Shaping the future: Our strategy for research and innovation in humanitarian response.
With support from the Humanitarian Innovation Fund, the International Rescue Committee is piloting Cognitive Processing Therapy in eastern DRC, a targeted mental health therapy that gives survivors of sexual violence a new way to manage distressing thoughts and overcome trauma.
Since the training of the service providers that took place in April, each of the seven health centres that are part of this pilot started a CPT group for survivors. The women who are taking part in the groups have been identified by IRC partners, local community-based organizations (CBOs) who previously provided basic psychosocial services to those women but who also noticed a high level of anxiety and depression even after completing case management.
To date, sixty-five women, who were divided into seven groups, have benefitted from CPT sessions.

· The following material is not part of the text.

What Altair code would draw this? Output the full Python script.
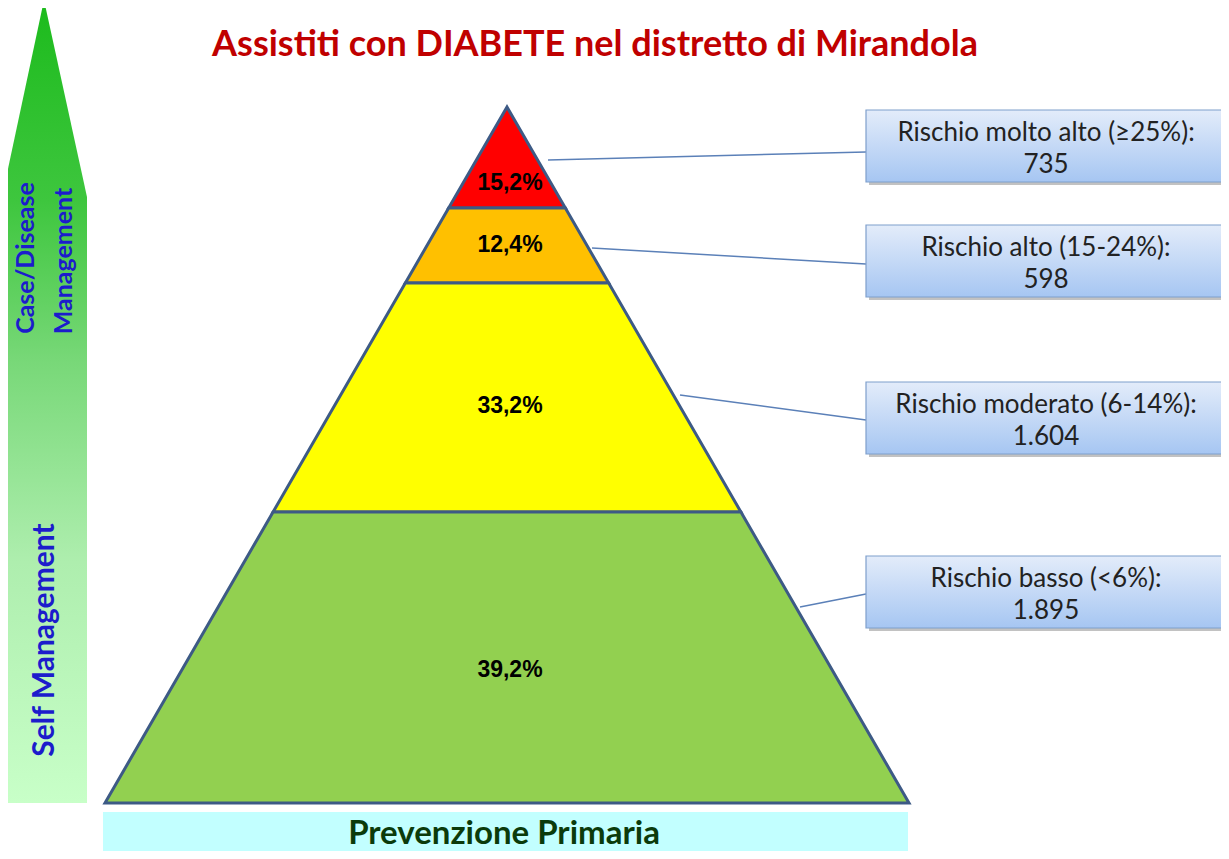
import altair as alt
import pandas as pd

# ---- data ----
titolo = "Assistiti con DIABETE nel distretto di Mirandola"
fasce = ["molto alto", "alto", "moderato", "basso"]
etichette = ["Rischio molto alto (≥25%):", "Rischio alto (15-24%):",
             "Rischio moderato (6-14%):", "Rischio basso (<6%):"]
conteggi = ["735", "598", "1.604", "1.895"]
percentuali = ["15,2%", "12,4%", "33,2%", "39,2%"]
colori = ["#ff0000", "#ffc000", "#ffff00", "#92d050"]

# pyramid geometry in picture units (y grows downward)
bordi_y = [107, 208, 283, 512, 803]
centro_x = 507
semi_base = 402
perc_y = [183, 245, 406, 670]
box_top = [110, 225, 382, 556]
box_h = 72
box_x = [866, 1226]
conn_x0 = [548, 592, 680, 800]
conn_y0 = [160, 248, 395, 607]
conn_x1 = 866
conn_y1 = [152, 264, 420, 594]

W, H = 1213, 843
xs = alt.Scale(domain=[8, 8 + W], nice=False, zero=False)
ys = alt.Scale(domain=[8 + H, 8], nice=False, zero=False)


def X(f, **kw):
    return alt.X(f, type="quantitative", scale=xs, axis=None, **kw)


def Y(f, **kw):
    return alt.Y(f, type="quantitative", scale=ys, axis=None, **kw)


def hw(y):
    return semi_base * (y - bordi_y[0]) / (bordi_y[-1] - bordi_y[0])


rows = []
for i, f in enumerate(fasce):
    for y in (bordi_y[i], bordi_y[i + 1]):
        rows.append({"fascia": f, "y": y, "xl": centro_x - hw(y), "xr": centro_x + hw(y)})
piramide = pd.DataFrame(rows)

band = alt.Chart(piramide).mark_area(orient="horizontal", stroke="#3d5a85",
                                     strokeWidth=3).encode(
    y=Y("y"),
    x=X("xl", stack=None),
    x2="xr",
    color=alt.Color("fascia:N", scale=alt.Scale(domain=fasce, range=colori), legend=None),
)

grad_arrow = alt.LinearGradient(
    gradient="linear", x1=0, x2=0, y1=0, y2=1,
    stops=[alt.GradientStop(offset=0, color="#1cbb1c"),
           alt.GradientStop(offset=0.25, color="#3ec63e"),
           alt.GradientStop(offset=0.45, color="#78d878"),
           alt.GradientStop(offset=0.7, color="#aeeeae"),
           alt.GradientStop(offset=1, color="#c8ffc8")])

# left arrow
freccia = pd.DataFrame({"y": [0, 197, 803], "xl": [44, 2, 2], "xr": [44, 87, 87]})
arrow = alt.Chart(freccia).mark_area(orient="horizontal", color=grad_arrow).encode(
    y=Y("y"),
    x=X("xl", stack=None),
    x2="xr",
)

vert = pd.DataFrame({"t": ["Case/Disease", "Management"],
                     "x": [26, 64], "y": [258, 261]})
vtext = alt.Chart(vert).mark_text(angle=270, font="Lato", fontWeight="bold",
                                  fontSize=25, color="#1c1ccc", baseline="middle").encode(
    x=X("x"), y=Y("y"), text="t:N")
vert2 = pd.DataFrame({"t": ["Self Management"], "x": [45], "y": [640]})
vtext2 = alt.Chart(vert2).mark_text(angle=270, font="Lato", fontWeight="bold",
                                    fontSize=30, color="#1c1ccc", baseline="middle").encode(
    x=X("x"), y=Y("y"), text="t:N")

# bottom bar
base = pd.DataFrame({"x": [103], "x2": [908], "y": [812], "y2": [856]})
barra = alt.Chart(base).mark_rect(color="#c2ffff").encode(
    x=X("x"), x2="x2", y=Y("y"), y2="y2")
btext = alt.Chart(pd.DataFrame({"t": ["Prevenzione Primaria"], "x": [504], "y": [834]})).mark_text(
    font="Lato", fontWeight="bold", fontSize=33, color="#0b3b0b", baseline="middle").encode(
    x=X("x"), y=Y("y"), text="t:N")

# title
ttext = alt.Chart(pd.DataFrame({"t": [titolo], "x": [595], "y": [45]})).mark_text(
    font="Lato", fontWeight="bold", fontSize=36, color="#c00000", baseline="middle").encode(
    x=X("x"), y=Y("y"), text="t:N")

# percent labels
pdf = pd.DataFrame({"t": percentuali, "x": [centro_x + 3] * 4, "y": perc_y})
ptext = alt.Chart(pdf).mark_text(font="Liberation Sans", fontWeight="bold", fontSize=23,
                                 color="#000000", baseline="middle").encode(
    x=X("x"), y=Y("y"), text="t:N")

# connectors
cdf = pd.DataFrame({"x": conn_x0, "y": conn_y0, "x2": [conn_x1] * 4, "y2": conn_y1})
conn = alt.Chart(cdf).mark_rule(color="#5b80b8", strokeWidth=1.5).encode(
    x=X("x"), y=Y("y"), x2="x2", y2="y2")

# boxes
bdf = pd.DataFrame({"x": [box_x[0]] * 4, "x2": [box_x[1]] * 4,
                    "y": box_top, "y2": [t + box_h for t in box_top]})
sdf = bdf.copy()
sdf["x"] += 3; sdf["x2"] += 3; sdf["y"] += 3; sdf["y2"] += 3
shadow = alt.Chart(sdf).mark_rect(color="#9a9a9a", opacity=0.6).encode(
    x=X("x"), x2="x2", y=Y("y"), y2="y2")
grad_box = alt.LinearGradient(
    gradient="linear", x1=0, x2=0, y1=0, y2=1,
    stops=[alt.GradientStop(offset=0, color="#e3ecfa"),
           alt.GradientStop(offset=1, color="#a6c6f2")])
boxes = alt.Chart(bdf).mark_rect(stroke="#7f9fcc", strokeWidth=1.2, color=grad_box).encode(
    x=X("x"), x2="x2", y=Y("y"), y2="y2")

trows = []
for i in range(4):
    cx = (box_x[0] + box_x[1]) / 2
    trows.append({"t": etichette[i], "x": cx, "y": box_top[i] + 23})
    trows.append({"t": conteggi[i], "x": cx, "y": box_top[i] + 55})
btxt = alt.Chart(pd.DataFrame(trows)).mark_text(font="Lato", fontSize=26, color="#222222",
                                               baseline="middle").encode(
    x=X("x"), y=Y("y"), text="t:N")

chart = alt.layer(arrow, vtext, vtext2, barra, btext, ttext, band, ptext, conn, shadow, boxes,
                  btxt).properties(
    width=W, height=H, padding=0, autosize=alt.AutoSizeParams(type="none")
).configure_view(stroke=None)

chart.save("out.html", embed_options={"renderer": "svg", "actions": False})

Each group has carried out five of the twelve sessions, which will continue until the end of July. Attendance has been almost 100% and the women have been making efforts to change their “stuck thoughts”. Some of the thoughts they identified at the beginning were:
-I will never have peace because of this rape.
-If I had run away, I would not have been raped.
– Because of rape I’ve become poor; I do not have any work anymore.
-If I had not cried out for help during the rape, my husband would not have been killed by my aggressors. I have become a widow because I was not quiet.
In the initial sessions of the therapy, the women were not very open about their experiences and thoughts, but, with time, during later sessions, they started feeling at ease and began to trust the therapist and the others in the group. They started showing lower levels of trauma symptoms, which were measured after each session. The survivors were asked if they experienced any of signs of trauma, including shame, fear, suicidal thoughts, and guilt, among other signs, and the women rate on a scale of zero the extent that they experienced these symptoms since the last session. Some of these signs decreased, including suicidal thoughts in some of the groups, and other signs continue to present themselves and will require more attention, such as feeling shame and fear.
The project is supervised jointly by an IRC expert from our Women Protection and Empowerment programme, and by supervisors from the DRC’s Ministry of Health. Regular meetings between the supervisors help them to address challenges as they arise. Supervisors are also in regular contact with the CPT trainers from University of Washington, who provide assistance to counsellors and training to prepare for the following sessions and answer any technical questions.